Lavrov, mevkidaşıyla yaptığı görüşmede uluslararası konular arasında oldukça detaylı bir şekilde Orta Doğu, Kuzey Afrika, Kafkaslar, Orta Asya ve Karadeniz Bölgesi'ndeki durumu değerlendirdiklerini belirterek, "Özellikle Suriye meselesine ciddi önem verdik. Biliyorsunuz, Türkiye ile Suriye arasındaki ilişkiler normalleşmeye başladı, Rusya'nın aracılığıyla normalleşiyor bu ilişkiler." görüşünü dile getirdi.
Moskova'da dışişleri bakan yardımcıları seviyesinde 4'lü toplantı yapıldığını hatırlatan Lavrov, toplantıların önemli olduğunu vurguladı.
Lavrov, mevkidaşıyla Libya meselesini de görüştüklerini aktararak, "Türk dostlarımızla hedefimiz ortak. Libya'da siyasi uzlaşma sağlamak. Libya'da mevcut olan tüm güçleri barıştırmak ve tabii bunun temelinde devlet yapılarını yeniden kurmak." dedi.

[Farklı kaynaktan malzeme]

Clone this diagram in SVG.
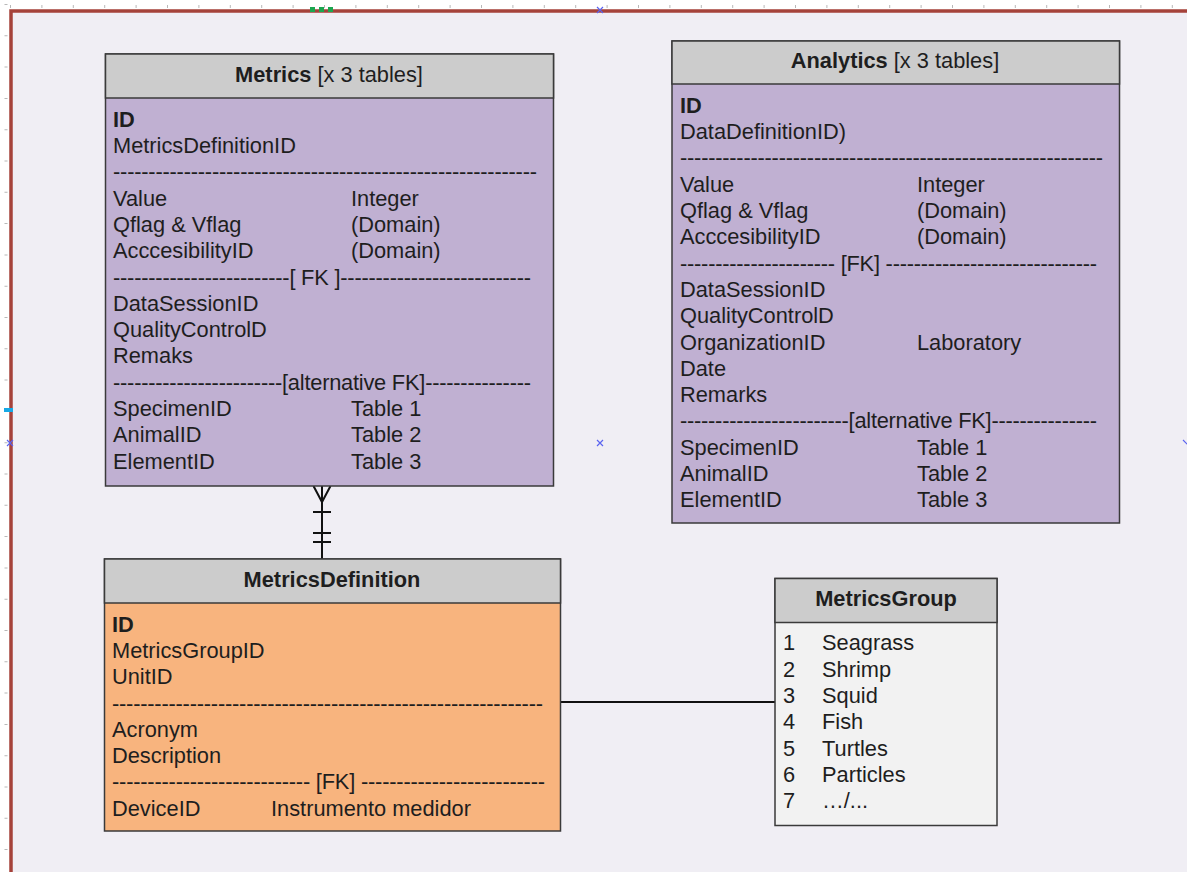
<svg xmlns="http://www.w3.org/2000/svg" width="1187" height="872" viewBox="0 0 1187 872">
<style>
text{font-family:"Liberation Sans",Arial,sans-serif;font-size:21.8px;fill:#1e1e1e}
.b{font-weight:bold}
.ttl{text-anchor:middle}
.bx{stroke:#3a3a3a;stroke-width:1.5}
.hd{fill:#cccccc}
.lav{fill:#c0b0d2}
.org{fill:#f8b47e}
.gry{fill:#f2f2f2}
.cn{stroke:#111;stroke-width:2;fill:none}
.mk{stroke:#5a63f0;stroke-width:1.2;fill:none}
</style>
<rect x="0" y="0" width="1187" height="872" fill="#ffffff"/>
<rect x="11" y="11" width="1200" height="900" fill="#f0eef4" stroke="#a5423a" stroke-width="3.5"/>
<line x1="10" y1="6.5" x2="1187" y2="6.5" stroke="#b8b8b8" stroke-width="3" stroke-dasharray="1 30.4"/>
<line x1="6" y1="4" x2="6" y2="872" stroke="#b8b8b8" stroke-width="3" stroke-dasharray="1 30.3"/>
<g fill="#1ca650"><rect x="310" y="7" width="5" height="5"/><rect x="319" y="7" width="5" height="5"/><rect x="328" y="7" width="5" height="5"/></g>
<rect x="4" y="408" width="9" height="4" fill="#17a9e6"/>
<path class="mk" d="M597 7l6 6M603 7l-6 6M7 440l6 6M13 440l-6 6M597 440l6 6M603 440l-6 6M1183 440l6 6"/>

<g id="connectors">
<line class="cn" x1="322" y1="486" x2="322" y2="559"/>
<path class="cn" d="M313.5 486L322 502L330.5 486M313 512H331M313 533H331M313 542H331"/>
<line class="cn" x1="561" y1="702" x2="775" y2="702"/>
</g>

<g id="metrics">
<rect class="bx lav" x="105.5" y="54" width="448" height="432"/>
<rect class="bx hd" x="105.5" y="54" width="448" height="44"/>
<text class="ttl" x="329" y="82"><tspan class="b">Metrics</tspan> [x 3 tables]</text>
<text class="b" x="113" y="127">ID</text>
<text x="113" y="153">MetricsDefinitionID</text>
<text x="113" y="179" textLength="424" lengthAdjust="spacing">------------------------------------------------------------</text>
<text x="113" y="206">Value</text><text x="351" y="206">Integer</text>
<text x="113" y="232">Qflag &amp; Vflag</text><text x="351" y="232">(Domain)</text>
<text x="113" y="258">AcccesibilityID</text><text x="351" y="258">(Domain)</text>
<text x="113" y="285" textLength="418" lengthAdjust="spacing">-------------------------[ FK ]---------------------------</text>
<text x="113" y="311">DataSessionID</text>
<text x="113" y="337">QualityControlD</text>
<text x="113" y="363">Remaks</text>
<text x="113" y="390" textLength="418" lengthAdjust="spacing">------------------------[alternative FK]---------------</text>
<text x="113" y="416">SpecimenID</text><text x="351" y="416">Table 1</text>
<text x="113" y="442">AnimalID</text><text x="351" y="442">Table 2</text>
<text x="113" y="469">ElementID</text><text x="351" y="469">Table 3</text>
</g>

<g id="analytics">
<rect class="bx lav" x="672" y="41" width="447.5" height="482"/>
<rect class="bx hd" x="672" y="41" width="447.5" height="43"/>
<text class="ttl" x="895" y="68"><tspan class="b">Analytics</tspan> [x 3 tables]</text>
<text class="b" x="680" y="113">ID</text>
<text x="680" y="139">DataDefinitionID)</text>
<text x="680" y="165" textLength="423" lengthAdjust="spacing">------------------------------------------------------------</text>
<text x="680" y="192">Value</text><text x="917" y="192">Integer</text>
<text x="680" y="218">Qflag &amp; Vflag</text><text x="917" y="218">(Domain)</text>
<text x="680" y="244">AcccesibilityID</text><text x="917" y="244">(Domain)</text>
<text x="680" y="271" textLength="417" lengthAdjust="spacing">---------------------- [FK] ------------------------------</text>
<text x="680" y="297">DataSessionID</text>
<text x="680" y="323">QualityControlD</text>
<text x="680" y="349.5">OrganizationID</text><text x="917" y="349.5">Laboratory</text>
<text x="680" y="376">Date</text>
<text x="680" y="402">Remarks</text>
<text x="680" y="428" textLength="417" lengthAdjust="spacing">------------------------[alternative FK]---------------</text>
<text x="680" y="455">SpecimenID</text><text x="917" y="455">Table 1</text>
<text x="680" y="481">AnimalID</text><text x="917" y="481">Table 2</text>
<text x="680" y="507">ElementID</text><text x="917" y="507">Table 3</text>
</g>

<g id="metricsdefinition">
<rect class="bx org" x="104.5" y="559" width="456" height="272"/>
<rect class="bx hd" x="104.5" y="559" width="456" height="44"/>
<text class="ttl b" x="332" y="587">MetricsDefinition</text>
<text class="b" x="112" y="631.5">ID</text>
<text x="112" y="658">MetricsGroupID</text>
<text x="112" y="684">UnitID</text>
<text x="112" y="710.5" textLength="431" lengthAdjust="spacing">-------------------------------------------------------------</text>
<text x="112" y="736.5">Acronym</text>
<text x="112" y="763">Description</text>
<text x="112" y="789" textLength="433" lengthAdjust="spacing">---------------------------- [FK] --------------------------</text>
<text x="112" y="815.5">DeviceID</text><text x="271" y="815.5">Instrumento medidor</text>
</g>

<g id="metricsgroup">
<rect class="bx gry" x="775" y="578.5" width="222" height="247"/>
<rect class="bx hd" x="775" y="578.5" width="222" height="44"/>
<text class="ttl b" x="886" y="606">MetricsGroup</text>
<text x="783" y="650">1</text><text x="822" y="650">Seagrass</text>
<text x="783" y="676.5">2</text><text x="822" y="676.5">Shrimp</text>
<text x="783" y="703">3</text><text x="822" y="703">Squid</text>
<text x="783" y="729">4</text><text x="822" y="729">Fish</text>
<text x="783" y="755.5">5</text><text x="822" y="755.5">Turtles</text>
<text x="783" y="781.5">6</text><text x="822" y="781.5">Particles</text>
<text x="783" y="808">7</text><text x="822" y="808">…/...</text>
</g>
</svg>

Bakan Çavuşoğlu'yla Filistin ve İsrail arasındaki ilişkilerin onarılmasını görüştüklerini belirten Lavrov, Filistin ve İsrail arasında doğrudan bir diyaloğun kurulmasına ihtiyaç olduğunu ve iki devlet olarak varoluşlarını devam ettirmeleri gerektiğini söyledi.